The Mellat Polling Center (MPC) (مرکز افکارسنجی ملت), commonly referred to as Mellat, is affiliated with the Research Center of the Islamic Consultative Assembly (Majlis) of Iran. The Center began its operations in November 2020 with a focus on providing public opinion assessment appendices for legislative bills and proposals submitted to the Parliament. Since its inception, it has conducted numerous surveys on economic, social, political, and cultural topics. As of 2023, the Center has been under the directorship of Saeed Ajorlou. Notably, during the second round of the 2024 presidential election, the Mellat Polling Center provided the most accurate prediction of the candidates' vote shares.

== Introduction and background ==
Established under the supervision of the Research Center of the Islamic Consultative Assembly, the Mellat Polling Center commenced its activities in November 2020. The institution was founded in line with Articles 1 and 2 of the statute establishing the Research Center of the Parliament, with the aim of integrating public opinion into the legislative process and enhancing oversight of its implementation. The Mellat Polling Center emphasizes scientific and technical rigor in the design and execution of its research activities and surveys, maintaining a non-partisan stance across all subjects of investigation.

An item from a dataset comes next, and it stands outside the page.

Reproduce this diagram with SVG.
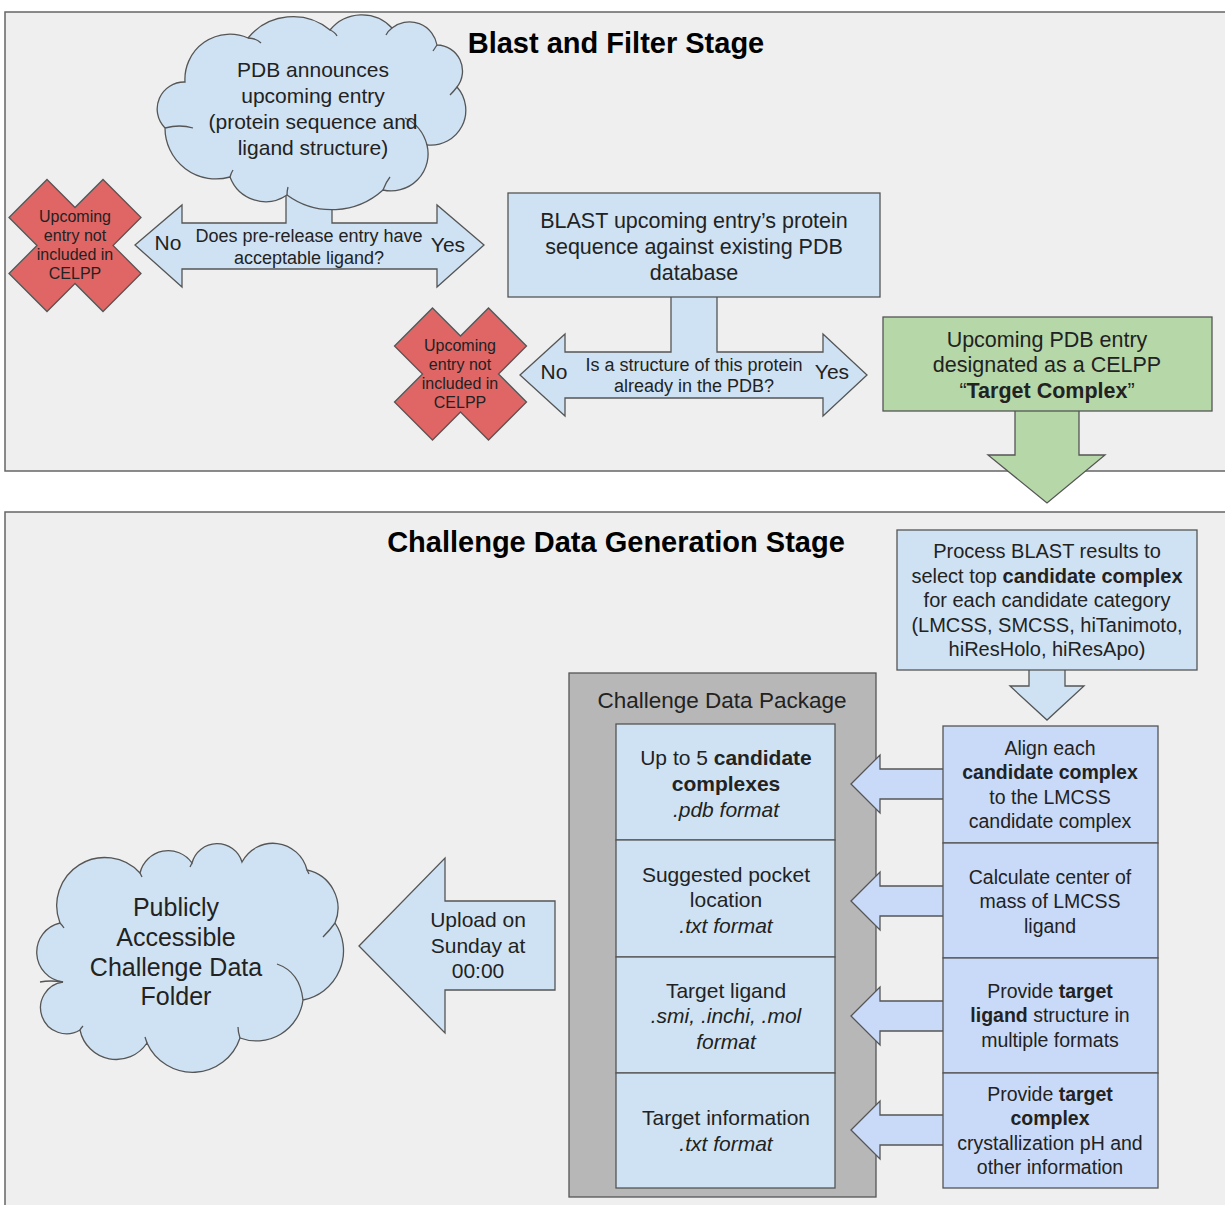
<svg xmlns="http://www.w3.org/2000/svg" width="1225" height="1205" viewBox="0 0 1225 1205">
<style>
text{font-family:"Liberation Sans",Arial,sans-serif;fill:#222;text-anchor:middle}
.panel{fill:#efefef;stroke:#666;stroke-width:1.5}
.blue{fill:#cfe2f3;stroke:#555;stroke-width:1.3}
.blue2{fill:#c9daf8;stroke:#555;stroke-width:1.3}
.red{fill:#e06666;stroke:#555;stroke-width:1.3}
.green{fill:#b6d7a8;stroke:#555;stroke-width:1.3}
.grey{fill:#b7b7b7;stroke:#555;stroke-width:1.3}
.inner{fill:none;stroke:#555;stroke-width:1.3}
.title{font-weight:bold;font-size:29px;fill:#000}
.b{font-weight:bold}
.i{font-style:italic}
</style>
<rect width="1225" height="1205" fill="#fff"/>
<g id="panel-blast">
<rect class="panel" x="5" y="12" width="1230" height="459"/>
<text class="title" x="616" y="53">Blast and Filter Stage</text>
</g>
<g id="panel-challenge">
<rect class="panel" x="5" y="512" width="1230" height="710"/>
<text class="title" x="616" y="552">Challenge Data Generation Stage</text>
</g>
<g id="package">
<rect class="grey" x="569" y="673" width="307" height="524"/>
<text x="722" y="708" font-size="22.5">Challenge Data Package</text>
<rect class="blue" x="616" y="724" width="219" height="116"/>
<text font-size="21" x="726" y="765">Up to 5 <tspan class="b">candidate</tspan></text>
<text font-size="21" x="726" y="791" class="b">complexes</text>
<text font-size="21" x="726" y="817" class="i">.pdb format</text>
<rect class="blue" x="616" y="840" width="219" height="117"/>
<text font-size="21" x="726" y="882">Suggested pocket</text>
<text font-size="21" x="726" y="907">location</text>
<text font-size="21" x="726" y="933" class="i">.txt format</text>
<rect class="blue" x="616" y="957" width="219" height="116"/>
<text font-size="21" x="726" y="998">Target ligand</text>
<text font-size="21" x="726" y="1023" class="i">.smi, .inchi, .mol</text>
<text font-size="21" x="726" y="1049" class="i">format</text>
<rect class="blue" x="616" y="1073" width="219" height="115"/>
<text font-size="21" x="726" y="1125">Target information</text>
<text font-size="21" x="726" y="1151" class="i">.txt format</text>
</g>
<g id="connectors">
<polygon class="blue" points="135,245 182,205 182,223 286,223 286,185 332,185 332,223 437,223 437,205 484,245 437,287 437,269 182,269 182,287"/>
<polygon class="blue" points="520,375 565,334 565,352 671,352 671,290 717,290 717,352 823,352 823,334 867,375 823,416 823,398 565,398 565,416"/>
<polygon class="green" points="1015,405 1079,405 1079,455 1105,455 1047,503 988,455 1015,455"/>
<polygon class="blue" points="1029,665 1065,665 1065,686 1084,686 1047,720 1010,686 1029,686"/>
<polygon class="blue2" points="851,784 880,755 880,769 950,769 950,799 880,799 880,813"/>
<polygon class="blue2" points="851,901 880,872 880,886 950,886 950,916 880,916 880,930"/>
<polygon class="blue2" points="851,1016 880,987 880,1001 950,1001 950,1031 880,1031 880,1045"/>
<polygon class="blue2" points="851,1130 880,1101 880,1115 950,1115 950,1145 880,1145 880,1159"/>
<polygon class="blue" points="359,946 445,858 445,901 555,901 555,990 445,990 445,1033"/>
</g>
<g id="arrow-labels">
<text font-size="21" x="168" y="250">No</text>
<text font-size="18" x="309" y="242">Does pre-release entry have</text>
<text font-size="18" x="309" y="264">acceptable ligand?</text>
<text font-size="21" x="448" y="252">Yes</text>
<text font-size="21" x="554" y="379">No</text>
<text font-size="18" x="694" y="371">Is a structure of this protein</text>
<text font-size="18" x="694" y="392">already in the PDB?</text>
<text font-size="21" x="832" y="379">Yes</text>
<text font-size="21" x="478" y="927">Upload on</text>
<text font-size="21" x="478" y="953">Sunday at</text>
<text font-size="21" x="478" y="978">00:00</text>
</g>
<g id="cloud-pdb">
<path class="blue" d="M185,82 A45,45 0 0 1 248,38 A58,58 0 0 1 330,30 A41,41 0 0 1 392,28 A28,28 0 0 1 437,45 A26,26 0 0 1 457,87 A35,35 0 0 1 427,145 A37,37 0 0 1 383,190 A76,76 0 0 1 287,195 A38,38 0 0 1 230,177 A51,51 0 0 1 165,128 A27,27 0 0 1 185,82 Z"/>
<path class="inner" d="M165,128 Q180,124 193,128 M248,38 Q256,38 261,43 M330,30 Q335,32 337,36 M392,28 Q388,31 386,35 M437,45 Q435,48 433,51 M457,87 Q454,91 450,95 M405,118 Q422,126 427,145 M383,190 Q386,182 390,177 M287,195 Q287,191 288,187 M230,177 Q231,173 233,170"/>
<text font-size="21" x="313" y="77">PDB announces</text>
<text font-size="21" x="313" y="103">upcoming entry</text>
<text font-size="21" x="313" y="129">(protein sequence and</text>
<text font-size="21" x="313" y="155">ligand structure)</text>
</g>
<g id="x-ligand">
<polygon class="red" points="47,179.5 75,207.5 103,179.5 141,217.5 113,245.5 141,273.5 103,311.5 75,283.5 47,311.5 9,273.5 37,245.5 9,217.5"/>
<text font-size="16" x="75" y="222">Upcoming</text>
<text font-size="16" x="75" y="241">entry not</text>
<text font-size="16" x="75" y="260">included in</text>
<text font-size="16" x="75" y="279">CELPP</text>
</g>
<g id="blast-box">
<rect class="blue" x="508" y="193" width="372" height="104"/>
<text font-size="21.5" x="694" y="228">BLAST upcoming entry’s protein</text>
<text font-size="21.5" x="694" y="254">sequence against existing PDB</text>
<text font-size="21.5" x="694" y="280">database</text>
</g>
<g id="x-structure">
<polygon class="red" points="432.5,308 460.5,336 488.5,308 526.5,346 498.5,374 526.5,402 488.5,440 460.5,412 432.5,440 394.5,402 422.5,374 394.5,346"/>
<text font-size="16" x="460" y="351">Upcoming</text>
<text font-size="16" x="460" y="370">entry not</text>
<text font-size="16" x="460" y="389">included in</text>
<text font-size="16" x="460" y="408">CELPP</text>
</g>
<g id="target-complex">
<rect class="green" x="883" y="317" width="329" height="94"/>
<text font-size="21.5" x="1047" y="347">Upcoming PDB entry</text>
<text font-size="21.5" x="1047" y="372">designated as a CELPP</text>
<text font-size="21.5" x="1047" y="398">“<tspan class="b">Target Complex</tspan>”</text>
</g>
<g id="process-blast">
<rect class="blue" x="897" y="530" width="300" height="140"/>
<text font-size="20" x="1047" y="558">Process BLAST results to</text>
<text font-size="20" x="1047" y="583">select top <tspan class="b">candidate complex</tspan></text>
<text font-size="20" x="1047" y="607">for each candidate category</text>
<text font-size="20" x="1047" y="632">(LMCSS, SMCSS, hiTanimoto,</text>
<text font-size="20" x="1047" y="656">hiResHolo, hiResApo)</text>
</g>
<g id="align">
<rect class="blue2" x="943" y="726" width="215" height="117"/>
<text font-size="19.5" x="1050" y="755">Align each</text>
<text font-size="19.5" x="1050" y="779" class="b">candidate complex</text>
<text font-size="19.5" x="1050" y="804">to the LMCSS</text>
<text font-size="19.5" x="1050" y="828">candidate complex</text>
</g>
<g id="center-mass">
<rect class="blue2" x="943" y="843" width="215" height="115"/>
<text font-size="19.5" x="1050" y="884">Calculate center of</text>
<text font-size="19.5" x="1050" y="908">mass of LMCSS</text>
<text font-size="19.5" x="1050" y="933">ligand</text>
</g>
<g id="target-ligand">
<rect class="blue2" x="943" y="958" width="215" height="115"/>
<text font-size="19.5" x="1050" y="998">Provide <tspan class="b">target</tspan></text>
<text font-size="19.5" x="1050" y="1022"><tspan class="b">ligand</tspan> structure in</text>
<text font-size="19.5" x="1050" y="1047">multiple formats</text>
</g>
<g id="target-info">
<rect class="blue2" x="943" y="1073" width="215" height="115"/>
<text font-size="19.5" x="1050" y="1101">Provide <tspan class="b">target</tspan></text>
<text font-size="19.5" x="1050" y="1125" class="b">complex</text>
<text font-size="19.5" x="1050" y="1150">crystallization pH and</text>
<text font-size="19.5" x="1050" y="1174">other information</text>
</g>
<g id="cloud-public">
<path class="blue" d="M60,923 A48,48 0 0 1 140,873 A29,29 0 0 1 192,863 A26,26 0 0 1 242,862 A35,35 0 0 1 307,870 A39,39 0 0 1 335,923 A50,50 0 0 1 303,1000 A47,47 0 0 1 240,1038 A50,50 0 0 1 147,1043 A37,37 0 0 1 80,1030 A26,26 0 1 1 63,982 A30,30 0 0 1 60,923 Z"/>
<path class="inner" d="M60,923 Q62,925 64,928 M140,873 Q141,875 142,877 M192,863 Q191,865 190,867 M307,870 Q308,872 309,874 M335,923 Q330,930 323,937 M277,964 Q300,972 303,1000 M240,1038 Q238,1032 238,1027 M147,1043 Q146,1040 145,1037 M80,1030 Q81,1028 83,1026 M63,982 Q50,980 40,982"/>
<text font-size="25" x="176" y="916">Publicly</text>
<text font-size="25" x="176" y="946">Accessible</text>
<text font-size="25" x="176" y="976">Challenge Data</text>
<text font-size="25" x="176" y="1005">Folder</text>
</g>
</svg>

== Directors of the Mellat Polling Center ==

| Name | Position | From | To |
|---|---|---|---|
| Mohsen Ebne-din Hamidi | Director | November 2020 | December 2022 |
| Vahid Kashafinia | Director | December 2022 | February 2023 |
| Saeed Ajorloo | Director | February 2023 | Present |

== Organizational structure ==
The Mellat Polling Center comprises two primary departments: Research and Survey, both operating under the supervision of the Center's management and deputy director. Additionally, an administrative unit handles office-related responsibilities. The Research Department includes two subunits: the Statistics Unit and the Analysis Unit. These teams conduct statistical analyses and scientific evaluations of the raw data collected by the Survey Department, which gathers public opinion through telephone interviews. All processes are overseen by a Scientific Council composed of subject-matter experts who provide guidance and ensure methodological integrity across the Center's projects.

== Surveys conducted ==
The Mellat Polling Center has conducted a wide range of public opinion surveys, including but not limited to the following topics:

- Public attitudes toward dowry (mahr) and the role of legal intervention in its regulation

- Citizens' views regarding the reform of the subsidy system and the distribution of electronic coupons

- Public perception of social harms and vulnerabilities in the country

- National pension funds

- A presidential election survey for Iran's 14th Presidential Election, which yielded the most accurate prediction of the election results.

== Notable surveys ==
Among the Center's most notable and accurate surveys is the one conducted during the second round of the 14th Presidential Election of the Islamic Republic of Iran. Dr. Babak Negahdari, referring to the final results of the runoff, stated that the last survey conducted by the Mellat Polling Center predicted that Masoud Pezeshkian would receive 53.7% of the votes and Saeed Jalili 44.2%, with 2.1% of the votes being blank or invalid. The official election results later confirmed that Mr. Pezeshkian received 16,384,403 votes (53.66%), Mr. Jalili received 13,538,179 votes (44.34%), and the number of invalid or blank votes was 607,575 (2%).
== Academic events ==
The Mellat Polling Center has organized several academic meetings and expert roundtables on public opinion research. One such event was the scholarly session titled "Challenges of Telephone Surveys in Iran," which emphasized the need for greater collaboration and dialogue among different polling institutions. Another notable event was the academic session on "The Application of Public Opinion Research in Policymaking."

== Publications ==
The Mellat Polling Center has also contributed to the academic field through publishing. It has released a book titled "Developing Measurement Tools for Social Studies," authored by Alireza KhoshgoyanFard. The book focuses on instrument construction in the context of public opinion and social research.